> EXERCISE DESCRIPTION: Go over the listing below line by line and tally those containing "that". Give only the tally.

> DATA FOR THE TASK:
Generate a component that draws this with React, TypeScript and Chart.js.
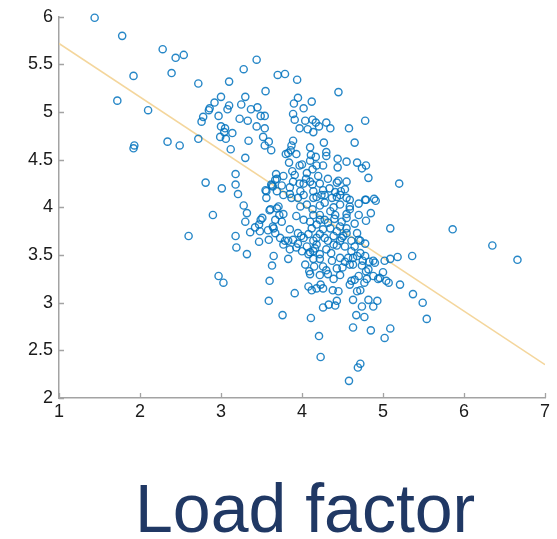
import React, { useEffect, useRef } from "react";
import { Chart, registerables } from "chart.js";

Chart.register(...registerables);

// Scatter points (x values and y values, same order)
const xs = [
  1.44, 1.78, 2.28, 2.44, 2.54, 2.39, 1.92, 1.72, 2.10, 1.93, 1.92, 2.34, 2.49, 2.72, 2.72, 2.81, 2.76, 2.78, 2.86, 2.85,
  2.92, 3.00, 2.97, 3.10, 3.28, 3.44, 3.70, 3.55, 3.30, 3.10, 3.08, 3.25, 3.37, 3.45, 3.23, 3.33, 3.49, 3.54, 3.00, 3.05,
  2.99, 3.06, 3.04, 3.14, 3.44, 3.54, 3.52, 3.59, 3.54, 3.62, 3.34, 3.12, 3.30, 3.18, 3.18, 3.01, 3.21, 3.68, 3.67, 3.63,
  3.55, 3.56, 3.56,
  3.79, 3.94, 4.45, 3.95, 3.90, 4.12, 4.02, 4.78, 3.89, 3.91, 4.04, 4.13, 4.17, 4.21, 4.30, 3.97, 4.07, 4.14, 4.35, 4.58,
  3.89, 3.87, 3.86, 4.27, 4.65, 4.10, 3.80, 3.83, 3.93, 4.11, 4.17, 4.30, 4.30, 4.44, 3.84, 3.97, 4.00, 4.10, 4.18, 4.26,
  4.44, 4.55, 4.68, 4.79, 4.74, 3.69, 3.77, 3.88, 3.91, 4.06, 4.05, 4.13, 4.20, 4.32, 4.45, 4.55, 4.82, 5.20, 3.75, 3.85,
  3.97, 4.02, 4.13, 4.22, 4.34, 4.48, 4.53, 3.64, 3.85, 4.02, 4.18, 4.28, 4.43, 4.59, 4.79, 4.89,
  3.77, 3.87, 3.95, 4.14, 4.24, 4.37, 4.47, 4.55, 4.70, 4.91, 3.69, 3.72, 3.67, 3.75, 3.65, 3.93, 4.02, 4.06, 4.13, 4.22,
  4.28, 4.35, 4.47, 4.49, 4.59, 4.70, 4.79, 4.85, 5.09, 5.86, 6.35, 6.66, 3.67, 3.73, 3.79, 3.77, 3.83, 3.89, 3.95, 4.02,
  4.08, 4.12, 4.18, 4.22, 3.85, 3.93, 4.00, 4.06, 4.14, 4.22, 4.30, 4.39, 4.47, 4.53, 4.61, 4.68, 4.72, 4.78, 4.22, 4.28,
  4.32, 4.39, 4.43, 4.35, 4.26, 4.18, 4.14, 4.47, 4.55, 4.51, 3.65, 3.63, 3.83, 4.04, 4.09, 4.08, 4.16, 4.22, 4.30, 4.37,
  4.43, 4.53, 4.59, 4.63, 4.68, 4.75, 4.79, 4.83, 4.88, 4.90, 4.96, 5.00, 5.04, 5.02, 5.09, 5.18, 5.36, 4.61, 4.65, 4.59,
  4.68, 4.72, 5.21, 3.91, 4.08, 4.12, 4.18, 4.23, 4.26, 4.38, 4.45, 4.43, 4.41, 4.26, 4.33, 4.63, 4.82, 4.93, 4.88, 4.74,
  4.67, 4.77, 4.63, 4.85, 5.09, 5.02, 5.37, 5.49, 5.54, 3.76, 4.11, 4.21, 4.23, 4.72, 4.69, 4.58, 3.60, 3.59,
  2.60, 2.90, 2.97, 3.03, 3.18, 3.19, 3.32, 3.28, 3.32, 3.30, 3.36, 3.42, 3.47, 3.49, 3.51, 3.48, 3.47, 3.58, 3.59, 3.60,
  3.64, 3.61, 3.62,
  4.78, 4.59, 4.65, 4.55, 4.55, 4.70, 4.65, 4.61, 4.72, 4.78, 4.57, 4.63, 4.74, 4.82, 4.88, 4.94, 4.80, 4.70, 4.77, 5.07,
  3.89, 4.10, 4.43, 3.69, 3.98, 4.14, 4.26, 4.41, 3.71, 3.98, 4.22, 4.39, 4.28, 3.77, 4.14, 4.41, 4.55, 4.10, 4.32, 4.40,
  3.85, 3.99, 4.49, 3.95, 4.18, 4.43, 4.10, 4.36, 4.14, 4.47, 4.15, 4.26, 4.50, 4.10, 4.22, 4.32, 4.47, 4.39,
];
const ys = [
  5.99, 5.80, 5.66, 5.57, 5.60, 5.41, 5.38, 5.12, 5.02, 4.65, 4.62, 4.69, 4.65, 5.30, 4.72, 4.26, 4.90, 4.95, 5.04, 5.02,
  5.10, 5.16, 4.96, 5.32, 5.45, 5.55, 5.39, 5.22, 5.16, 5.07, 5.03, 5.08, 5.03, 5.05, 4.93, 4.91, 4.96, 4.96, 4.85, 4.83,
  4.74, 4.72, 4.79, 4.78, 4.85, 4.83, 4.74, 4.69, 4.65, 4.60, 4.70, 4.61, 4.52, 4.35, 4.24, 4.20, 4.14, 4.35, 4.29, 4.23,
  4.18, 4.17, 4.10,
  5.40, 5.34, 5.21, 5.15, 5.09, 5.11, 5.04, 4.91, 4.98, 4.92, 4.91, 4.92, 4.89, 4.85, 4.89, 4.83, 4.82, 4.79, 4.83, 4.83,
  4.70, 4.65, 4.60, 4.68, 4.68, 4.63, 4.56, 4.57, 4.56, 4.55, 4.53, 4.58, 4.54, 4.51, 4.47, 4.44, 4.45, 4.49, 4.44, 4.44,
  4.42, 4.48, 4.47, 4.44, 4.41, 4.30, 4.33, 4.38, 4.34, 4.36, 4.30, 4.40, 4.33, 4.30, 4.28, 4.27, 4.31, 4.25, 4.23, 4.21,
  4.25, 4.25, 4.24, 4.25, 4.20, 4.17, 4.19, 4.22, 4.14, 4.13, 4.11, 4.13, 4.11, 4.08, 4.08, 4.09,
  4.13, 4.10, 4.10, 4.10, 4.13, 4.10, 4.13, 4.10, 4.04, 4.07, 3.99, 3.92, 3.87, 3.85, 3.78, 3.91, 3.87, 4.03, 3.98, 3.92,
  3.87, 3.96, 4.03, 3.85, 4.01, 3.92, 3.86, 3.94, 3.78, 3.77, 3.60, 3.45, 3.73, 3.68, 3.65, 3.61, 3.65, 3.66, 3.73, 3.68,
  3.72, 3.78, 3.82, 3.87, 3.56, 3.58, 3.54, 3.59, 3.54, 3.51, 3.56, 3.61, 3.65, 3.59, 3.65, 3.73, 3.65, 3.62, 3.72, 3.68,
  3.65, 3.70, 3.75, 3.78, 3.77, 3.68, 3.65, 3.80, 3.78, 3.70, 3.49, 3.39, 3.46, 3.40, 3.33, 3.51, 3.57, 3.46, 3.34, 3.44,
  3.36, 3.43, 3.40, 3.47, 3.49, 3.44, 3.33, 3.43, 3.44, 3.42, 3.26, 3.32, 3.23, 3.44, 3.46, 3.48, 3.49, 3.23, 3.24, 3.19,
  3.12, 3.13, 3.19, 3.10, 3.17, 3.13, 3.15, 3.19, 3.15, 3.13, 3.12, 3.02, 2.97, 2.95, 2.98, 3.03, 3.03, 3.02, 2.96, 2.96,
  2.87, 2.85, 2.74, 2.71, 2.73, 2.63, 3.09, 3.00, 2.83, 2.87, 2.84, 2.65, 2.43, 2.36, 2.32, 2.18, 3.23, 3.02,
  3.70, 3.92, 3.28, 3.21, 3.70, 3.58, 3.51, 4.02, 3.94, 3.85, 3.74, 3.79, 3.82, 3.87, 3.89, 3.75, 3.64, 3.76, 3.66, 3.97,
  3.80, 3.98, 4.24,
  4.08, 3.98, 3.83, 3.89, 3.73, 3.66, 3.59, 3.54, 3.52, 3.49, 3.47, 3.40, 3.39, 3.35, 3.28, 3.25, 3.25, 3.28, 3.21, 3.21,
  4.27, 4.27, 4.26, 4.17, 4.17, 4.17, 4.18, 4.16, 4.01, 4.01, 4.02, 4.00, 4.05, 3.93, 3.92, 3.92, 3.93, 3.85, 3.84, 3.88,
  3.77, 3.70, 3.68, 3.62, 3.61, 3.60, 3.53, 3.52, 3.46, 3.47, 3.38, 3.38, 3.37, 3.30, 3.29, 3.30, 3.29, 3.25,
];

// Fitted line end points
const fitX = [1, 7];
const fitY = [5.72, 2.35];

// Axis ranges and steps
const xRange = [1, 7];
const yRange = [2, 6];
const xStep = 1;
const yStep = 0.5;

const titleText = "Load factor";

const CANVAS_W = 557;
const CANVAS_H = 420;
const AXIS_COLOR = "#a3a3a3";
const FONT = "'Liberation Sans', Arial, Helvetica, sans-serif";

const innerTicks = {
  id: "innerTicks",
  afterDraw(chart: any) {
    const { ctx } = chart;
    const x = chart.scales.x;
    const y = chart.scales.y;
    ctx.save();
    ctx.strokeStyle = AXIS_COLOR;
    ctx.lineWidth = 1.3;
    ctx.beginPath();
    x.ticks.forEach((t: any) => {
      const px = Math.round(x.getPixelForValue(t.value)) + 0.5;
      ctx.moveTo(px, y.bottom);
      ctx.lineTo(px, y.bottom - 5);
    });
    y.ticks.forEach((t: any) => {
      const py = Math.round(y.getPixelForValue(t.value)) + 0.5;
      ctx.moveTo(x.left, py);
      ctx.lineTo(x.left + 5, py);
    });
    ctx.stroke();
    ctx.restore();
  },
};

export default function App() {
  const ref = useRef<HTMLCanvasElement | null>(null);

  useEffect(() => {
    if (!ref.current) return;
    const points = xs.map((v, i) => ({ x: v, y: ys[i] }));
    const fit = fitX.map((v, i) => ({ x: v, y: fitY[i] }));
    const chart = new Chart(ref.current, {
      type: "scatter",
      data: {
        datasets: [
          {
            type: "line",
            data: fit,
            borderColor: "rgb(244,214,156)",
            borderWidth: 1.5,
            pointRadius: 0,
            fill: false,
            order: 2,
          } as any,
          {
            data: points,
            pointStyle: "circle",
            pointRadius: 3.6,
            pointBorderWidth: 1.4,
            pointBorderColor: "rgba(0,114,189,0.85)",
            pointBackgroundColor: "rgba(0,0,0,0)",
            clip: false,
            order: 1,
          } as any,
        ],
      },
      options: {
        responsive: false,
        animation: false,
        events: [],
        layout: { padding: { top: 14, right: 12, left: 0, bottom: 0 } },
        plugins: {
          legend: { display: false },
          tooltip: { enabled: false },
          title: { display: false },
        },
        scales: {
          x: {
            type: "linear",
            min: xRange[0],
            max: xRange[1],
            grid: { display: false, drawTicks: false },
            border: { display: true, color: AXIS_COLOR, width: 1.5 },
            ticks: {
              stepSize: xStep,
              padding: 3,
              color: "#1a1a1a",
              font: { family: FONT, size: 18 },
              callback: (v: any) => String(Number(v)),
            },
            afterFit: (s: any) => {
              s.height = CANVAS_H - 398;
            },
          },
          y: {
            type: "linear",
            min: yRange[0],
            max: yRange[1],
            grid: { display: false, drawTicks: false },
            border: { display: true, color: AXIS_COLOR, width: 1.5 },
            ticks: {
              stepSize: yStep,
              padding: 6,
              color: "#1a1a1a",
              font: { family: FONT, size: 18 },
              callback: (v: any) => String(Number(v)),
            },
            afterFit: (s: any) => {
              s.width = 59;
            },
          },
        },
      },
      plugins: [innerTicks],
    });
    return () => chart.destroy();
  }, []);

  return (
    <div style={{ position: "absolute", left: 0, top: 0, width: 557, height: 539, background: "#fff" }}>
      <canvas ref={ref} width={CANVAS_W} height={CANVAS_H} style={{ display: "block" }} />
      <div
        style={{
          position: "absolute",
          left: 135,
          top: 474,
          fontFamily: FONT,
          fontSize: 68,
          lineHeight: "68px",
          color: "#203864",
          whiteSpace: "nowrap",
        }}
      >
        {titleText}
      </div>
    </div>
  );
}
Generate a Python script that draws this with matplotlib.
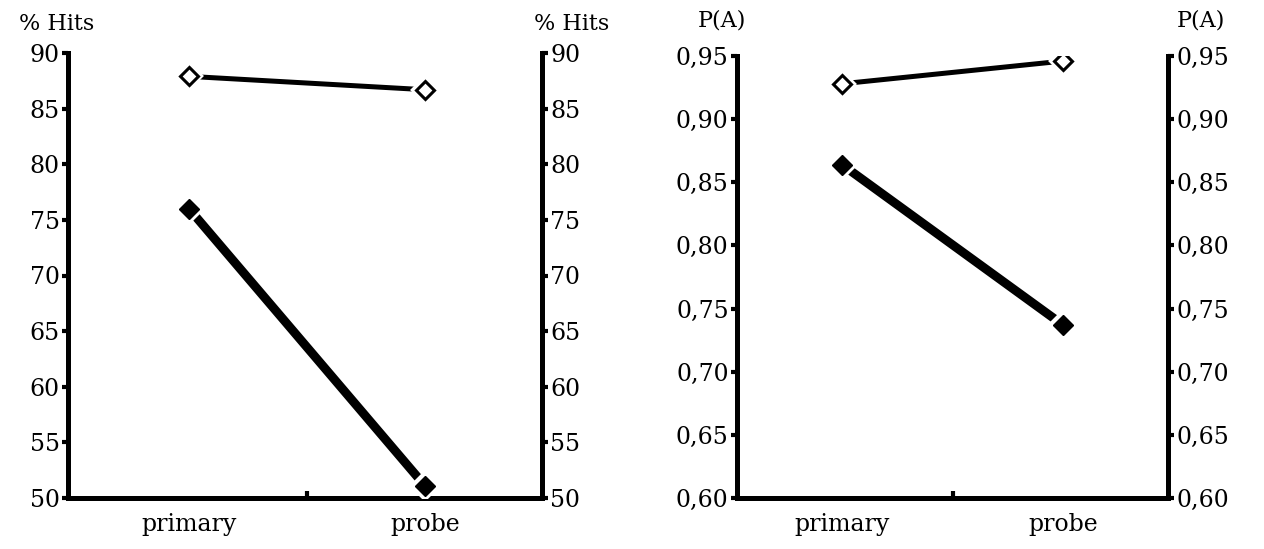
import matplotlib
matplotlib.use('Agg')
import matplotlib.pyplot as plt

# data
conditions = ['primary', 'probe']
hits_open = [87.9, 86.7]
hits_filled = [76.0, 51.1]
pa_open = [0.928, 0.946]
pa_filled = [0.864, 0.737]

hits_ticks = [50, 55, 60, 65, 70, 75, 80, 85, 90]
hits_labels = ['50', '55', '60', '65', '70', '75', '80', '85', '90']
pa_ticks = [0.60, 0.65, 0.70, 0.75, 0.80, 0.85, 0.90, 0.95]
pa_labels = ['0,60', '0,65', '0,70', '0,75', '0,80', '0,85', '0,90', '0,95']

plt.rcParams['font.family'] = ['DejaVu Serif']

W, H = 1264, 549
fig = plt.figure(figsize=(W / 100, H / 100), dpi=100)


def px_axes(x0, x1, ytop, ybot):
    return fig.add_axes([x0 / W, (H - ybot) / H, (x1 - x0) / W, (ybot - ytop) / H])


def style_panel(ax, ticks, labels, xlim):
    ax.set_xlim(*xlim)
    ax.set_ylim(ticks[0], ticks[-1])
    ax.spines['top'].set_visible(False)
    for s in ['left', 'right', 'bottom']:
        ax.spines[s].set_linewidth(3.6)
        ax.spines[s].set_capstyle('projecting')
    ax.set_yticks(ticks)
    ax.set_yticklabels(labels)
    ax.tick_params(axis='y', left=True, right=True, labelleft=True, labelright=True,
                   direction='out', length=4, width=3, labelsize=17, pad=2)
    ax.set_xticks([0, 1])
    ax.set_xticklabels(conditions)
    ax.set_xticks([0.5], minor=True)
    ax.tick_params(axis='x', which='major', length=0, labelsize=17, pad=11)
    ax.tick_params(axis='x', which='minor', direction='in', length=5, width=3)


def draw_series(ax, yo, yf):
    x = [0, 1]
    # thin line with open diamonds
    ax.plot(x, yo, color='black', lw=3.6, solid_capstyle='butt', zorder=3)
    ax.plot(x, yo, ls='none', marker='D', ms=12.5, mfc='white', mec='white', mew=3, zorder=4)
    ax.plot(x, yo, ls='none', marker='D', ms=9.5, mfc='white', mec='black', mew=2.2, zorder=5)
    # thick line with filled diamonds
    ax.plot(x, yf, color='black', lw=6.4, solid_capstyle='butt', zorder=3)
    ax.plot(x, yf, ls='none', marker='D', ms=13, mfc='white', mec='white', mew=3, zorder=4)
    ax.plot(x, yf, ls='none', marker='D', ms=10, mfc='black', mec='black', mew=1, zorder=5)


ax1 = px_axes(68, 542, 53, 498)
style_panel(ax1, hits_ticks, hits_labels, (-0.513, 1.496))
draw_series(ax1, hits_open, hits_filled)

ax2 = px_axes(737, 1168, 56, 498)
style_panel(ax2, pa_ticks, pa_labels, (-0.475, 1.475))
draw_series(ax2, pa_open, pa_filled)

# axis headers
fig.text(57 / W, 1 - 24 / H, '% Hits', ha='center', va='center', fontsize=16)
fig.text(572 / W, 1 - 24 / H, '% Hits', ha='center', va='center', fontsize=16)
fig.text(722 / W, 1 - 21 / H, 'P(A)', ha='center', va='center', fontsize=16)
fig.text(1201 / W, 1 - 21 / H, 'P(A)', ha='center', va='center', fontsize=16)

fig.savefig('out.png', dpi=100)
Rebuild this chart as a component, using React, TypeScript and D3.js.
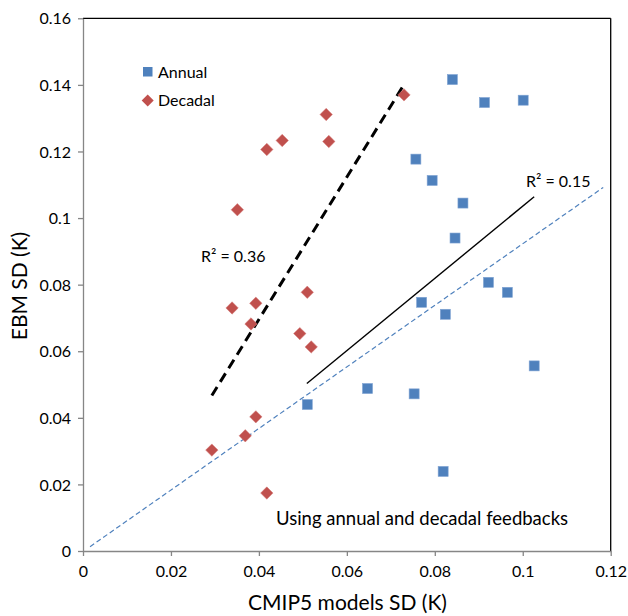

> OUTPUT FOR THIS EXERCISE: 2